The study made it obvious that the total time of breeding activity is much longer than many hunters believed and/or were aware of. While each phase has outside elements that can cause peaks and valleys in breeding activity levels, all four phases provide rut-related strategies that can be used, albeit with different levels of success. These are all dates that I have written and talked about since I read the survey nearly fifty years ago. I have hopefully encouraged countless hunters to tattoo all these dates on the backs of their hands to use as deer hunting cheat sheets. For much more detail about the rut and the breeding cycles of deer, read the chapter Anatomy of the Rut: Real-World Timing in my book Whitetail Tactics Cutting Edge Strategies That Work (Skyhorse Publishing, 2017) Or once again not that I am trying to sell you another book, you can always get this information for free on my blog at www.deerdoctor.com or by emailing me at peterfiduccia@outlook.com.

Hopefully by now you realize the importance and value of keeping tabs on the does throughout the deer season, during all phases of the rut, and particularly during the Big Chase period, on the lands you hunt. I mention this because within each phase the amount of does in estrus varies, and it affects the numbers of bucks that are actively seeking does in each rut phase and during the Big Chase.

Earlier I mentioned that along with keeping tabs on does, I also use other hunting tactics. There are times, however, when I completely rely on hunting food sources for bucks. I use this tactic in the late season during the end of the regular firearm season and into the late-season muzzleloader and archery seasons (last week of November through the third week of December). During this time frame a deer’s digestive system begins to change over slowly and deer begin to browse a wider variety of woody plants and twigs. It is important to mention this tactic here, as many hunters believe that food plots and agricultural fields are the most important food sources for deer during winter, when in actuality buds, twigs, shrubs, and other woody plants are essential to deer as well.

If deer still have green plants to consume, they will prefer to eat them instead.
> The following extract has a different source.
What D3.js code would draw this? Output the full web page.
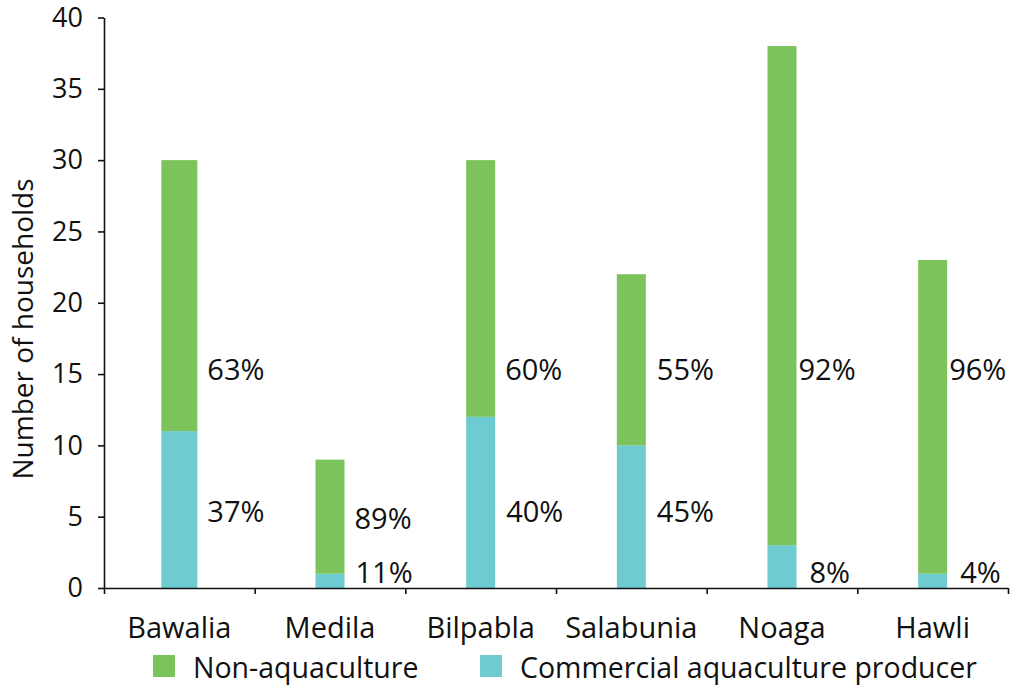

Therefore, I count on frigid weather and snow to move deer into my fields to eat from a variety of the winter food plots I have specifically planted for late-season hunting (swede, turnips, forage rape, chicory, winter hardy clovers, ground-hog radish, winter rye, triticale, and wheat).

If you don’t have the option to plant food plots, you can seek out standing or harvested crops like oats, wheat, corn, alfalfa, and soybeans. Other types of good winter food sources include acorns, apples, pears, and other fruits in orchards that have dropped fruit on the ground. Even though most of these fruits are likely frozen and fermented this late in the season, deer will still eat them even if they have to dig them up through snow.

Winter foods are the most important foods to deer because they affect their body condition and the animal’s potential to survive the harsh times of winter. So understanding the fine points about the rut, and the preferred food sources that does are currently feeding on, will put you in the right place and the right time to kill a buck.